What Trump and his allies say about Willis and other Black officials and what he and his co-defendants are alleged to have done are not unrelated. Trump and many Americans seem to share what Harris describes as “fear of a Black planet,” a term she borrowed from the hip-hop group Public Enemy, meaning a world in which Black Americans occupy a wide range of roles, including those that involve some form of power or influence. That same CNN poll found that 72% of Republicans and Republican leaners under age 30 regard “increased diversity as an enrichment compared with 47% of those age 65 or older.” Voting, too, is a form of power and influence.
And yet this reality also remains, Gillespie says: On election night 2020, neither the cities nor the counties that surround Philadelphia, Milwaukee, or Atlanta were home to majority-Black populations. Detroit was an overwhelmingly Black city but the surrounding county was not. Still all of these communities are understood “in the popular imagination” as Black, explains Gillespie. And last year just 5% of licensed attorneys in the United States – meaning people eligible to run for district attorney – were Black, according to American Bar Association data. That figure has remained unchanged for at least a decade.

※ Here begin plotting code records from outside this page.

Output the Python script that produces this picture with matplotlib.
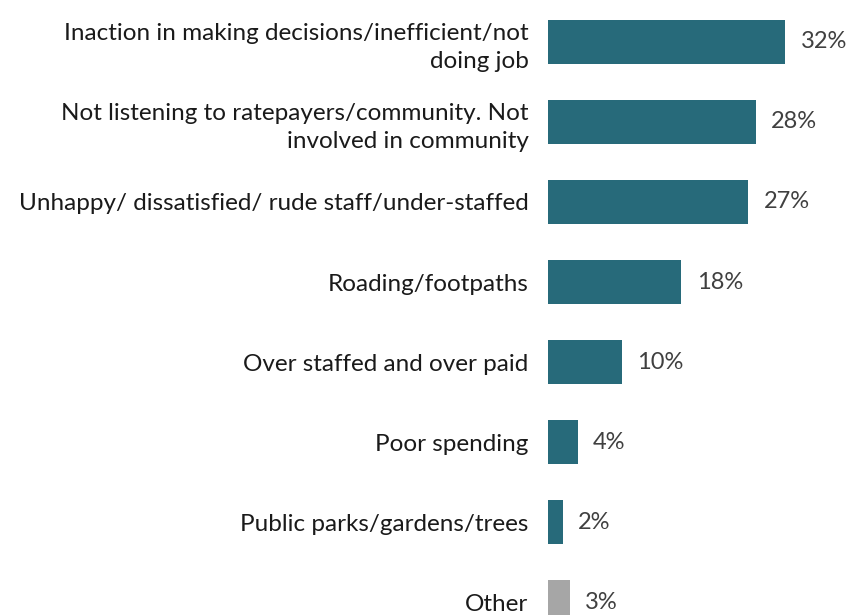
import matplotlib.pyplot as plt

plt.rcParams['font.family'] = ['Lato', 'DejaVu Sans']

categories = [
    'Inaction in making decisions/inefficient/not\ndoing job',
    'Not listening to ratepayers/community. Not\ninvolved in community',
    'Unhappy/ dissatisfied/ rude staff/under-staffed',
    'Roading/footpaths',
    'Over staffed and over paid',
    'Poor spending',
    'Public parks/gardens/trees',
    'Other',
]
values = [32, 28, 27, 18, 10, 4, 2, 3]
colors = ['#276a7a'] * 7 + ['#a6a6a6']

fig = plt.figure(figsize=(8.52, 6.15), dpi=100)
ax = fig.add_axes([0.643, 0.0, 0.357, 1.0])

ypos = list(range(len(categories)))
ax.barh(ypos, values, height=0.55, color=colors)

for y, v in zip(ypos, values):
    ax.annotate(f'{v}%', (v, y), xytext=(11, 0), textcoords='offset points',
                va='center', ha='left', fontsize=17, color='#404040')

ax.set_yticks(ypos)
ax.set_yticklabels(categories, fontsize=17.5, color='#1a1a1a', linespacing=1.4)
ax.tick_params(axis='y', length=0, pad=14)
ax.set_xticks([])
ax.set_xlim(0, 41)
ax.set_ylim(7.1625, -0.525)
for s in ax.spines.values():
    s.set_visible(False)

fig.savefig('out.png', dpi=100)
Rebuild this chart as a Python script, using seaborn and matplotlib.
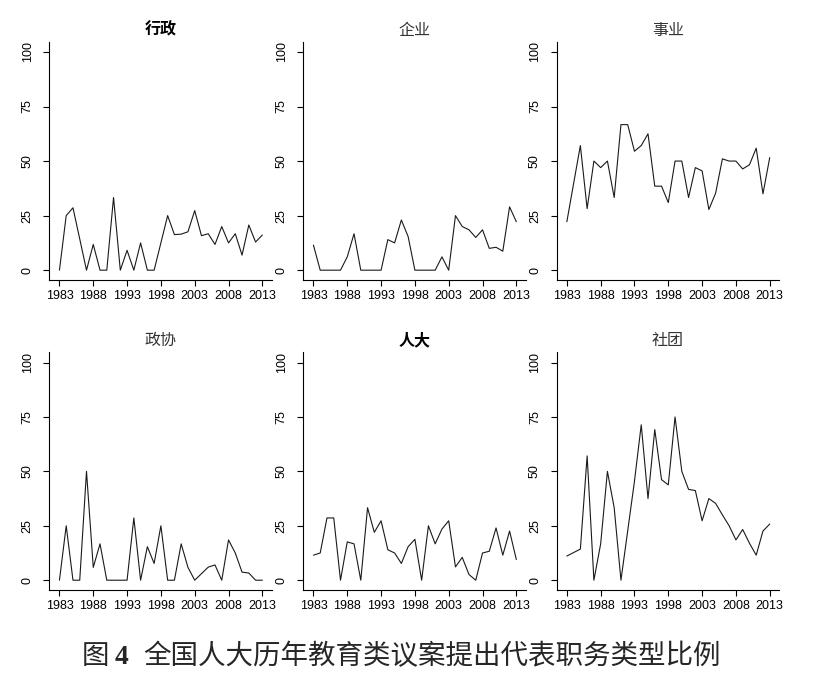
import numpy as np
import pandas as pd
import matplotlib
matplotlib.use("Agg")
import matplotlib.pyplot as plt
import seaborn as sns

years = list(range(1983, 2014))

xingzheng = [0, 25, 28.6, 14.3, 0, 11.8, 0, 0, 33.3, 0, 9.1, 0, 12.5, 0, 0, 12.5,
             25, 16.3, 16.5, 17.6, 27.3, 15.8, 16.7, 11.8, 20, 12.5, 16.7, 6.9, 20.7, 12.9, 16.1]
qiye = [11.5, 0, 0, 0, 0, 6.1, 16.7, 0, 0, 0, 0, 14, 12.5, 23, 15.4, 0,
        0, 0, 0, 6.1, 0, 25, 20, 18.5, 15, 18.5, 10, 10.5, 8.7, 29, 22.2]
shiye = [22.2, 39.7, 57.1, 28.2, 50, 47, 50, 33.3, 66.7, 66.7, 54.5, 57.1, 62.5, 38.5, 38.5, 31,
         50, 50, 33.3, 47, 45.5, 27.8, 35.3, 51, 50, 50, 46.4, 48.3, 55.9, 35, 51.6]
zhengxie = [0, 25, 0, 0, 50, 5.9, 16.7, 0, 0, 0, 0, 28.6, 0, 15.4, 7.7, 25,
            0, 0, 16.7, 5.9, 0, 3, 6, 7, 0, 18.5, 12.5, 3.7, 3.3, 0, 0]
renda = [11.5, 12.5, 28.6, 28.6, 0, 17.6, 16.7, 0, 33.3, 22, 27.3, 14, 12.5, 7.7, 15.4, 18.8,
         0, 25, 16.7, 23.5, 27.3, 6.1, 10.5, 2.6, 0, 12.5, 13.3, 24, 11.5, 22.6, 9.5]
shetuan = [11.1, 12.7, 14.3, 57.1, 0, 16.7, 50, 33.3, 0, 22.7, 45.5, 71.4, 37.5, 69.2, 46.2, 43.8,
           75, 50, 41.7, 41.2, 27.3, 37.5, 35.3, 30, 25, 18.5, 23.3, 17, 11.5, 22.6, 25.8]

titles = ["行政", "企业", "事业", "政协", "人大", "社团"]
series = [xingzheng, qiye, shiye, zhengxie, renda, shetuan]
bold_titles = {"行政", "人大"}
xticks = [1983, 1988, 1993, 1998, 2003, 2008, 2013]
yticks = [0, 25, 50, 75, 100]
caption_fig = "图"
caption_num = "4"
caption_rest = "全国人大历年教育类议案提出代表职务类型比例"

sns.set_theme(style="ticks")
plt.rcParams["font.family"] = ["Liberation Sans", "Noto Sans CJK SC", "DejaVu Sans"]

W, H = 839, 691
fig = plt.figure(figsize=(W / 100, H / 100), dpi=100)

lefts = [49.3, 303.3, 556.7]
rows = [(41.7, 280.0), (352.3, 590.0)]
width_px = 222.5

for i, (title, vals) in enumerate(zip(titles, series)):
    r, c = divmod(i, 3)
    top, bot = rows[r]
    ax = fig.add_axes([lefts[c] / W, (H - bot) / H, width_px / W, (bot - top) / H])
    df = pd.DataFrame({"year": years, "value": vals})
    sns.lineplot(data=df, x="year", y="value", ax=ax, color="#1a1a1a", linewidth=0.8)
    ax.set_xlim(1981.5, 2014.4)
    ax.set_ylim(-4.5, 104.7)
    ax.set_xticks(xticks)
    ax.set_yticks(yticks)
    ax.set_xlabel("")
    ax.set_ylabel("")
    ax.tick_params(axis="both", direction="out", length=4.3, width=0.8, colors="#000000",
                   labelsize=9)
    ax.tick_params(axis="y", pad=7)
    ax.tick_params(axis="x", pad=3)
    for lab in ax.get_yticklabels():
        lab.set_rotation(90)
        lab.set_va("center")
    for sp in ["left", "bottom"]:
        ax.spines[sp].set_linewidth(0.8)
        ax.spines[sp].set_color("#000000")
    sns.despine(ax=ax)
    ax.set_title(title, family=["Noto Sans CJK SC", "DejaVu Sans"], fontsize=11.5,
                 fontweight="bold" if title in bold_titles else "normal",
                 color="#000000" if title in bold_titles else "#333333", pad=5)

# caption
fig.canvas.draw()
renderer = fig.canvas.get_renderer()
fs = 19.8
y_cap = 1 - 657 / H
t1 = fig.text(0, y_cap, caption_fig, fontsize=fs, family=["Noto Sans CJK SC"], va="center", ha="left")
t2 = fig.text(0, y_cap, caption_num, fontsize=fs, family=["Liberation Serif"], fontweight="bold",
              va="center", ha="left")
t3 = fig.text(0, y_cap, caption_rest, fontsize=fs, family=["Noto Sans CJK SC"], va="center", ha="left")
w1 = t1.get_window_extent(renderer).width
w2 = t2.get_window_extent(renderer).width
w3 = t3.get_window_extent(renderer).width
gap1 = 6
gap2 = 14
total = w1 + gap1 + w2 + gap2 + w3
x0 = 401 - total / 2
t1.set_x(x0 / W)
t2.set_x((x0 + w1 + gap1) / W)
t3.set_x((x0 + w1 + gap1 + w2 + gap2) / W)

fig.savefig("out.png", dpi=100)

“Can we, just for a moment, acknowledge what is essentially the miracle of two Black DAs and a Black judge on Trump cases,” Harris says. “What he [Trump] is experiencing now is being held accountable in a system where the wheels of justice have turned in the last 30 years.”
Trump’s fate lies now in the hands of a Fulton County jury, a group that, Griggs points out, Georgia state law limits to registered voters. Or it will if a new committee created by Georgia’s Republican-dominated legislature does not prompt Willis’s removal from office first. A white Republican from a county that neighbors Atlanta said Monday he will initiate that process in October.